With winter heating bills on the way, the Biden administration on Wednesday announced nearly $9 billion in funding from the Inflation Reduction Act to provide rebates to families for upgrading their homes with a range of energy-efficient improvements.
Announcing the new funding to a cheering crowd at a Sheet Metal Workers Union hall in Boston. Vice President Kamala Harris said the $146 million coming to Massachusetts will provide “rebates of more than $800 per household to help families purchase and install, for example, a new electric stove and … up to $1,600 per household to help families install new insulation. It means giving families up to $8,000 to replace their gas furnace” with a heat pump.
The funding connects “so many important priorities by helping families pay the upfront cost for energy efficiency upgrades to their homes,” Harris said. “We are also lowering energy bills, bringing down household costs, creating jobs and fighting the climate crisis.”
The rebate program could help to upgrade up to 1.6 million homes nationwide and install up to 500,000 heat pumps, according to a White House fact sheet. Harris estimated the savings per household at $500 a year; the Department of Energy said savings nationwide could reach $1 billion annually.
The DOE announcement provided more details on the funding, along with a list of allocations going to the states, ranging from more than $690 million for Texas to $59.4 million for the District of Columbia. Another $225 million is earmarked for a “high efficiency home rebate program” for tribal communities.
But those savings will likely not come this winter. Wednesday’s announcement allows states to “access information about their allocated funding and … begin planning programs to distribute relief to families, using these funds,” according to the White House.
The DOE release laid out a series of steps that will be taken prior to any actual distribution of funds. A series of “listening sessions” with states and “a wide array of stakeholders” will be held over the next three months, followed by a request for information early in 2023. DOE is targeting spring 2023 for getting the money to the states, with the public receiving rebates later in the year.
“States will have greater resources to meet their consumers’ needs and more rapidly achieve home electrification on the path to a net-zero emissions economy,” Energy Secretary Jennifer Granholm said in the release.
The rebate program is aimed at helping moderate- and low-income families with the upfront costs of energy efficiency improvements, Harris said.
The Details
The funding is divided between two programs: one providing home energy performance-based rebates and a second with rebates for high-efficiency home electrification, according to DOE.
For the performance-based rebates, homes that reduce energy use by 20% will be eligible for $2,000 in rebates, while a 35% cut in energy use will qualify for up to $4,000 in rebates.

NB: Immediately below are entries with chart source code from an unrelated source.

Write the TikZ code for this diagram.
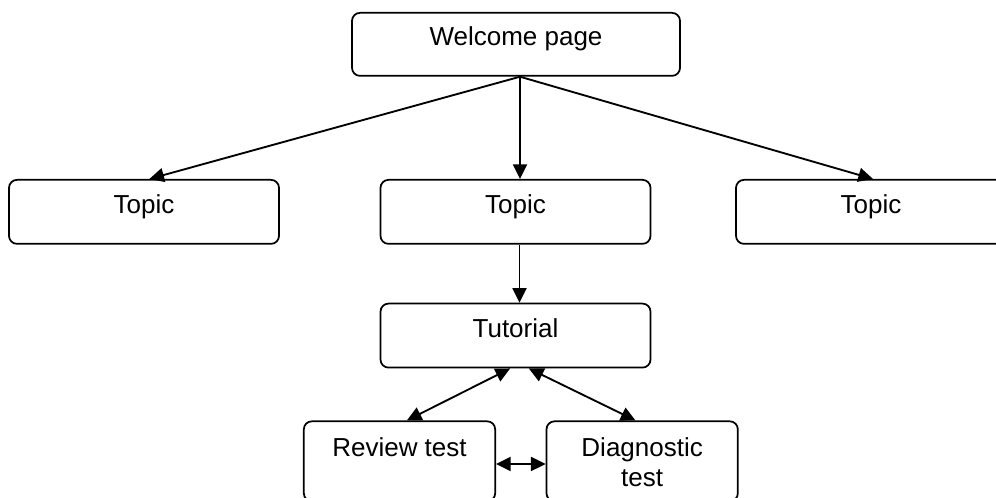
\documentclass[tikz,border=0pt]{standalone}
\usepackage{fontspec}
\setmainfont{Liberation Sans}
\usetikzlibrary{arrows.meta}

\begin{document}
\begin{tikzpicture}[x=0.75pt, y=0.75pt,
                    box/.style={
                        draw,
                        line width=1.3pt,
                        rounded corners=6pt,
                        fill=white,
                        minimum width=202.5pt,
                        inner sep=0pt,
                        text height=25.5pt,
                        text depth=22.5pt,
                        align=center,
                        font=\fontsize{19.5}{22.5}\selectfont
                    },
                    testbox/.style={
                        box,
                        minimum width=143.5pt,
                        text height=26.25pt,
                        text depth=33.75pt
                    },
                    link/.style={
                        line width=1.4pt,
                        -{Triangle[length=11pt, width=10.5pt]}
                    },
                    twoway/.style={
                        link,
                        {Triangle[length=11pt, width=10.5pt]}-{Triangle[length=11pt, width=10.5pt]}
                    }
                ]

    \clip (0,0) rectangle (996,498);

    % Welcome page (top)
    \node[box,
        minimum width=246pt,
        text height=24.75pt,
        anchor=north
    ] (welcome) at (516,486) {Welcome page};

    % Topic row
    \node[box, anchor=north] (topicL) at (144,319) {Topic};
    \node[box, anchor=north] (topicM) at (515.5,319) {Topic};
    \node[box, anchor=north] (topicR) at (871,319) {Topic};

    % Tutorial, below the middle topic
    \node[box,
        anchor=north
    ] (tutorial) at ([yshift=-43.5pt]topicM.south) {Tutorial};

    % Tests (bottom row)
    \node[testbox,
        anchor=north
    ] (review) at ([xshift=-87pt, yshift=-39pt]tutorial.south) {Review test};
    % two lines: baseline sits on the last one
    \node[testbox,
        text height=48.75pt,
        text depth=11.25pt,
        anchor=north
    ] (diag) at ([xshift=95pt, yshift=-39pt]tutorial.south) {Diagnostic\\test};

    % Links
    \coordinate (fork) at ([xshift=3pt]welcome.south);
    \draw[link] (fork) -- ([xshift=4pt]topicL.north);
    \draw[link] (fork) -- (fork |- topicM.north);
    \draw[link] (fork) -- ([xshift=1.5pt]topicR.north);
    \draw[link] ([xshift=3pt]topicM.south) -- ([xshift=3pt]tutorial.north);
    \draw[twoway] ([xshift=-4pt]tutorial.south) -- ([xshift=5.5pt]review.north);
    \draw[twoway] ([xshift=10pt]tutorial.south) -- ([xshift=-5pt]diag.north);
    \draw[twoway] ([yshift=-2pt]review.east) -- ([yshift=-2pt]diag.west);
\end{tikzpicture}
\end{document}
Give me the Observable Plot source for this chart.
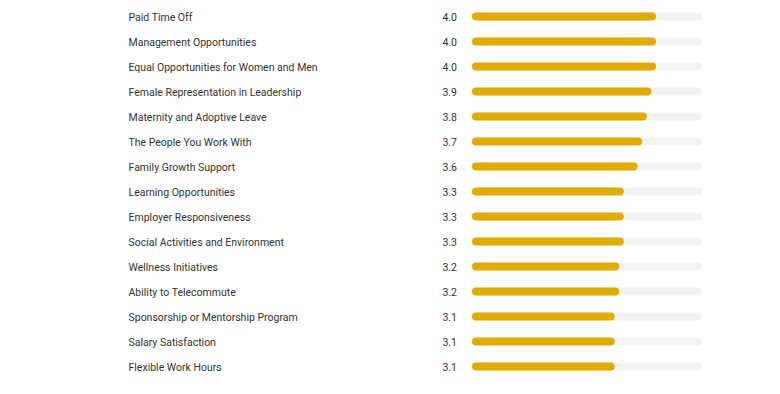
<!DOCTYPE html>
<html>
<head>
<meta charset="utf-8">
<script src="https://cdn.jsdelivr.net/npm/d3@7"></script>
<script src="https://cdn.jsdelivr.net/npm/@observablehq/plot@0.6"></script>
<style>
  html, body { margin: 0; padding: 0; background: #fff; }
  svg { display: block; }
</style>
</head>
<body>
<div id="chart"></div>
<script>
const categories = [
  "Paid Time Off",
  "Management Opportunities",
  "Equal Opportunities for Women and Men",
  "Female Representation in Leadership",
  "Maternity and Adoptive Leave",
  "The People You Work With",
  "Family Growth Support",
  "Learning Opportunities",
  "Employer Responsiveness",
  "Social Activities and Environment",
  "Wellness Initiatives",
  "Ability to Telecommute",
  "Sponsorship or Mentorship Program",
  "Salary Satisfaction",
  "Flexible Work Hours"
];
const ratings = [4.0, 4.0, 4.0, 3.9, 3.8, 3.7, 3.6, 3.3, 3.3, 3.3, 3.2, 3.2, 3.1, 3.1, 3.1];
const maxRating = 5;

const data = categories.map((c, i) => ({category: c, rating: ratings[i], max: maxRating}));

const chart = Plot.plot({
  width: 780,
  height: 394,
  marginLeft: 472,
  marginRight: 78,
  marginTop: 3.5,
  marginBottom: 15.5,
  style: {fontFamily: "Roboto", fontSize: "10.5px", color: "#333", background: "#fff"},
  x: {domain: [0, maxRating], axis: null},
  y: {domain: categories, padding: 0, axis: null},
  marks: [
    Plot.barX(data, {y: "category", x1: 0, x2: "max", fill: "#f3f3f3", insetTop: 8.5, insetBottom: 8.5, rx: 4}),
    Plot.barX(data, {y: "category", x1: 0, x2: "rating", fill: "#e0ac00", insetTop: 8.5, insetBottom: 8.5, rx: 4}),
    Plot.text(data, {y: "category", text: "category", frameAnchor: "left", textAnchor: "start", dx: -344, dy: 0.5, fill: "#333", fontSize: 10.5}),
    Plot.text(data, {y: "category", text: d => d.rating.toFixed(1), frameAnchor: "left", textAnchor: "end", dx: -15.5, dy: 0.5, fill: "#333", fontSize: 10.5})
  ]
});
document.getElementById("chart").appendChild(chart);
</script>
</body>
</html>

Those maximums will double for retrofits for low- and moderate-income households.
The rebates available for a high-efficiency electric home top out at $14,000 per household, with a $8,000 cap for a heat pump and $1,750 for a heat pump water heater, with all rebates paid at point of sale. Electric stoves and clothes dryers will also be eligible for rebates, as well as insulation and sealing measures.
The high-efficiency home rebates will also be based on family income relative to an area’s median income. A family earning 80% to 150% of the median income would qualify for rebates covering 50% of the cost of a specific upgrade, while households earning 80% or less of the median would receive a 100% rebate.
RACER
DOE also announced on Wednesday $43 million in funding for 23 projects that will “help communities plan their transition to a clean energy future and improve grid reliability and security.”
Most of the money will go to 20 projects under the Renewables Advancing Community Energy Resilience (RACER) program, which DOE said “seeks to enable communities to utilize solar and solar-plus-storage solutions to prevent disruptions in power caused by extreme weather and other events.”
For example, the Virginia Department of Energy is receiving $1 million for a project that “will identify opportunities to use distributed energy resources like solar-plus-storage in 10 different locations [in Southwestern Virginia] to maximize the benefits of energy resiliency infrastructure for disaster response needs.”
According to figures from the National Oceanic and Atmospheric Administration, the U.S. has sustained 15 extreme weather events with losses exceeding $1 billion each. Total costs are estimated at $30 billion, with “significant economic effects on the areas impacted,” DOE said.
The other three projects will focus on “building tools to help communities better evaluate and benefit from local energy resources,” DOE said. “Researchers will develop and share planning methodologies, tools, technologies and best practices that can be replicated in communities across the country as they work to install clean energy and strengthen grid infrastructure.”
“Knowledge is power, especially when it comes to giving local communities the tools to understand and make informed decisions about their own energy supply and needs,” Granholm said. “These critical projects will help deliver reliable, affordable energy to every pocket of America — strengthening the safety and resiliency of communities across the nation.”